### BRIEF
The data below holds a line containing "Give me the matplotlib source for this chart." and a line containing "from matplotlib.ticker import MultipleLocator"; please quote exactly those two lines and every line between them, and nothing else.

### INPUT DATA
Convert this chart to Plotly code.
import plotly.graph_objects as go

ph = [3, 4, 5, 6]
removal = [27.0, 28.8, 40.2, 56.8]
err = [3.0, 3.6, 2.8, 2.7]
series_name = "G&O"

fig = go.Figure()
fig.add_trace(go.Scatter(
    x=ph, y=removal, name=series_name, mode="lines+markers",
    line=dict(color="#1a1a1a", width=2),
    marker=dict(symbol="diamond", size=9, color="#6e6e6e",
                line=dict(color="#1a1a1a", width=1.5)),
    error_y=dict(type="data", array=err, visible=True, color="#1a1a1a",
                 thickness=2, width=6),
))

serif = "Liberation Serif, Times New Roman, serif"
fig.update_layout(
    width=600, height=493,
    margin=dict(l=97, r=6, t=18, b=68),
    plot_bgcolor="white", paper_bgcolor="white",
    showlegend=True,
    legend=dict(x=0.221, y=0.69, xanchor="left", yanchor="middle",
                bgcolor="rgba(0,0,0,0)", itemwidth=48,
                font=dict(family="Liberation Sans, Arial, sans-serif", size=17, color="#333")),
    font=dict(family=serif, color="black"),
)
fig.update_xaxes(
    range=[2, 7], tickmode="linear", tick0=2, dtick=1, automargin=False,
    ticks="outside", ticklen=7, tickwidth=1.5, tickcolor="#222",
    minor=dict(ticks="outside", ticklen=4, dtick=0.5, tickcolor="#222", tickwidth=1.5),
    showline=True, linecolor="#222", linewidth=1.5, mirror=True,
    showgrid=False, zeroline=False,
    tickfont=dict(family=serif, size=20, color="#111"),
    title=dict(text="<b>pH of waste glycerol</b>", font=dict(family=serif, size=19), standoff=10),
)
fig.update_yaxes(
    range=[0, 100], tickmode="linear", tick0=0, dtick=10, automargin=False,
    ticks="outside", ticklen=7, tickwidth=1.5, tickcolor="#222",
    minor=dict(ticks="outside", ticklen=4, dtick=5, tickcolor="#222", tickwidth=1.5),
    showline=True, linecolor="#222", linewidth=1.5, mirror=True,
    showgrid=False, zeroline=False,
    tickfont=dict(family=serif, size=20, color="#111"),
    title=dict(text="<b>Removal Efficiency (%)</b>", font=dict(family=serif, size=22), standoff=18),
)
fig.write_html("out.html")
...
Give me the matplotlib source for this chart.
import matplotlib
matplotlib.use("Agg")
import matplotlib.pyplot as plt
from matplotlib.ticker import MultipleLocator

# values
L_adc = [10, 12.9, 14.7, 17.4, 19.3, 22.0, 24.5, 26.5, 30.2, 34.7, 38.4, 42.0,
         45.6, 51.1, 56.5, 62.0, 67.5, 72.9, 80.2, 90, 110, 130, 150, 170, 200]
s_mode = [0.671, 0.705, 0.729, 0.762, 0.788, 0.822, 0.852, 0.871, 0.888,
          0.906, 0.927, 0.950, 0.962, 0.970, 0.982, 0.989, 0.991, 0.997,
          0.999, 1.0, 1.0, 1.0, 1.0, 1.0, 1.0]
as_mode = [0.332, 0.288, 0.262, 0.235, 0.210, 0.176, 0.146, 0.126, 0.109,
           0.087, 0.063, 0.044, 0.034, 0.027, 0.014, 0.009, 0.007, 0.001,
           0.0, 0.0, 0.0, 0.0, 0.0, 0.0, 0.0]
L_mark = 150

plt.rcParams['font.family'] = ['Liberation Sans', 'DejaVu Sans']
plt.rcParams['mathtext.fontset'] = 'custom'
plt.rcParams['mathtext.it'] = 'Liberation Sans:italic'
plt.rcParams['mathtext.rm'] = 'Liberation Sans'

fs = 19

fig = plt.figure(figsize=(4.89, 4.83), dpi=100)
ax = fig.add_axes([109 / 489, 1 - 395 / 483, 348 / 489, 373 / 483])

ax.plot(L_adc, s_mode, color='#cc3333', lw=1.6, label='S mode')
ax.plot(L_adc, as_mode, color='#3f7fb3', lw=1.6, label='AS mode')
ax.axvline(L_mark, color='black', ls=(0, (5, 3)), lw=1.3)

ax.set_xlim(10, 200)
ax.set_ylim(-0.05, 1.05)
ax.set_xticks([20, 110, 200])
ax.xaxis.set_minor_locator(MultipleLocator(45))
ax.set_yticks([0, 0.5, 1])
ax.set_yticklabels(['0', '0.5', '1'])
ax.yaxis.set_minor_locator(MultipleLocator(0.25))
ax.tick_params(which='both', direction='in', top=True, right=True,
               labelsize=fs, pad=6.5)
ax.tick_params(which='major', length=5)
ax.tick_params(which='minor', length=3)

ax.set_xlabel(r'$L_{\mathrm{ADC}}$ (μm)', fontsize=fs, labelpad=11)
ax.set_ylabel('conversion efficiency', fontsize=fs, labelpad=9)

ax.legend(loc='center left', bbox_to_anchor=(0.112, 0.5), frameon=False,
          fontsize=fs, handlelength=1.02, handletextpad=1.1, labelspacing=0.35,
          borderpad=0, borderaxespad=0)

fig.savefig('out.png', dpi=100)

### FINISHED EXERCISE
Give me the matplotlib source for this chart.
import matplotlib
matplotlib.use("Agg")
import matplotlib.pyplot as plt
from matplotlib.ticker import MultipleLocator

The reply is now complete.